Among the truly great poets, the handful of absolute masters, the most neglected is Horace. This was not always so, but when the study of Latin fell away so too did Horace’s influence and reputation. He does not yield readily to translation: his poetry combines colloquial ease and extreme concision in a way almost impossible to imitate in other tongues. (David Ferry’s marvelous versions don’t even try to be concise, but they capture much of Horace’s distinctive and inimitable charm.) In the last hundred years, two major poets in English have understood themselves as heirs to the Horatian tradition. One of them is W. H. Auden, and the other is Les Murray.
Michael O’Loughlin has named this tradition “retired leisure,” a retreat from the vortex of social and political life not simply to repudiate it, but to save yourself from being torn apart by it, to see it more clearly, to bear vivid witness to its absurdities—and perhaps to exemplify better ways to live. Horace’s friend and patron Maecenas bought him a farm near modern Licenza—the poet called it his “Sabine farm”—and from there he watched with tolerant wisdom the follies of Rome, and wrote his beautiful poems. Les Murray’s place in little Bunyah, up the North Coast of New South Wales, is his Sabine farm.

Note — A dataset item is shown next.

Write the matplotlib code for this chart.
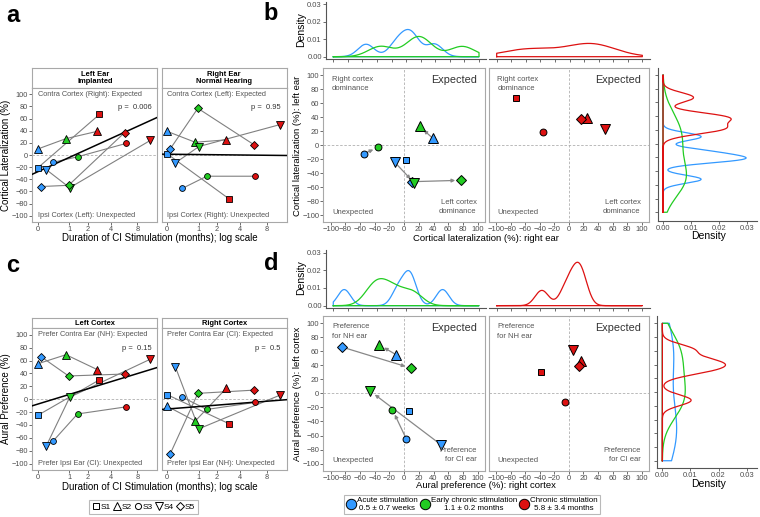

Because there’s plenty of room in the countryside, the view from the farm is a sprawling one, and Murray is an advocate of sprawl. To sprawl is to ease past boundaries, cheerfully, without aggression. “Sprawl gets up the noses of many kinds of people / (every kind that comes in kinds),” but sprawl doesn’t worry too much about this.

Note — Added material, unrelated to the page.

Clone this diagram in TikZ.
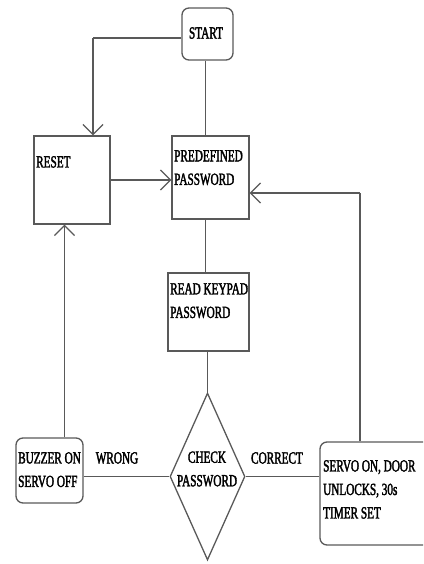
\documentclass[tikz,border=0pt]{standalone}
\usepackage{fontspec}
\setmainfont{Liberation Serif}[FakeStretch=0.66, FakeBold=2]
\usepackage{tikz}
\usetikzlibrary{arrows.meta}
\usetikzlibrary{shapes.geometric}

\newcommand{\flowfont}{\fontsize{17}{23.5}\selectfont}

\tikzset{
    box/.style={draw=black!65, line width=1.3pt, inner sep=0pt},
    rbox/.style={box, rounded corners=7pt},
    lbl/.style={font=\flowfont, align=left, inner sep=0pt},
    link/.style={draw=black!65, line width=1.3pt},
    arr/.style={link, -{Straight Barb[length=10pt,width=20pt]}}
}

\begin{document}
\begin{tikzpicture}[x=1pt, y=-1pt]  % one unit is one pixel of the reference
    \clip (0,0) rectangle (423,564);

    % Boxes
    \node[rbox, minimum width=51, minimum height=52] (start) at (207.5,34) {};
    \node[box, minimum width=76, minimum height=88] (reset) at (72,180) {};
    \node[box, minimum width=77, minimum height=83] (pre) at (210.5,177.5) {};
    \node[box, minimum width=81, minimum height=78] (read) at (208.5,312) {};
    \node[box, diamond, minimum width=75, minimum height=167, aspect=0.45] (chk) at (207.5,476.5) {};
    \node[rbox, minimum width=67, minimum height=65] (buz) at (49.5,470.5) {};
    \node[rbox, minimum width=110, minimum height=103] (srv) at (375,493.5) {};

    % Texts in the boxes
    \node[lbl] (startlbl) at (206,33) {START};
    \node[lbl, anchor=north west] (resetlbl) at (36,156) {RESET};
    \node[lbl, anchor=north west] (prelbl) at (174,150) {PREDEFINED\\PASSWORD};
    \node[lbl, anchor=north west] (readlbl) at (170,283) {READ KEYPAD\\PASSWORD};
    \node[lbl, align=center] (chklbl) at (207,469) {CHECK\\PASSWORD};
    \node[lbl, anchor=north west] (buzlbl) at (18,452) {BUZZER ON\\SERVO OFF};
    \node[lbl, anchor=north west] (srvlbl) at (323,460) {SERVO ON, DOOR\\UNLOCKS, 30s\\TIMER SET};

    % Branch labels
    \node[lbl] (wrong) at (117,458) {WRONG};
    \node[lbl] (correct) at (277,458) {CORRECT};

    % Connectors
    \coordinate (c1) at (93,38);
    \draw[link] ([yshift=-4]start.west) -- (c1);
    \draw[arr] (c1) -- (c1 |- reset.north);
    \draw[link] ([xshift=-2]start.south) -- ([xshift=-2]start.south |- pre.north);
    \draw[arr] (reset.east) -- (reset.east -| pre.west);
    \draw[link] ([xshift=-5]pre.south) -- ([xshift=-5]pre.south |- read.north);
    \draw[link] (chk.north |- read.south) -- (chk.north);
    \draw[link] (chk.west -| buz.east) -- (chk.west);
    \draw[link] (chk.east) -- (chk.east -| srv.west);
    \draw[arr] ([xshift=15]buz.north) -- ([xshift=15]buz.north |- reset.south);

    % Back to the password
    \coordinate (c2) at (360,193);
    \draw[link] (c2 |- srv.north) -- (c2);
    \draw[arr] (c2) -- (c2 -| pre.east);
\end{tikzpicture}
\end{document}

Sprawl leans on things. It is loose-limbed in its mind.
Reprimanded and dismissed,
it listens with a grin and one boot up on the rail
of possibility. It may have to leave the Earth.
Being roughly Christian, it scratches the other cheek
And thinks it unlikely. Though people have been shot for sprawl.
The poem I’ve been quoting from, “The Quality of Sprawl,” is one of Murray’s most famous ones, and widely cited in Australia. It does not appear in the New Selected Poems. (Neither does the marvelous Centurion poem.) Murray offers no explanation for this, indeed offers nothing here but poems: the collection bears no preface or introduction or acknowledgments, not even dates, so it’s impossible to tell what order the poems have, if any. Such insouciance is itself a kind of sprawl.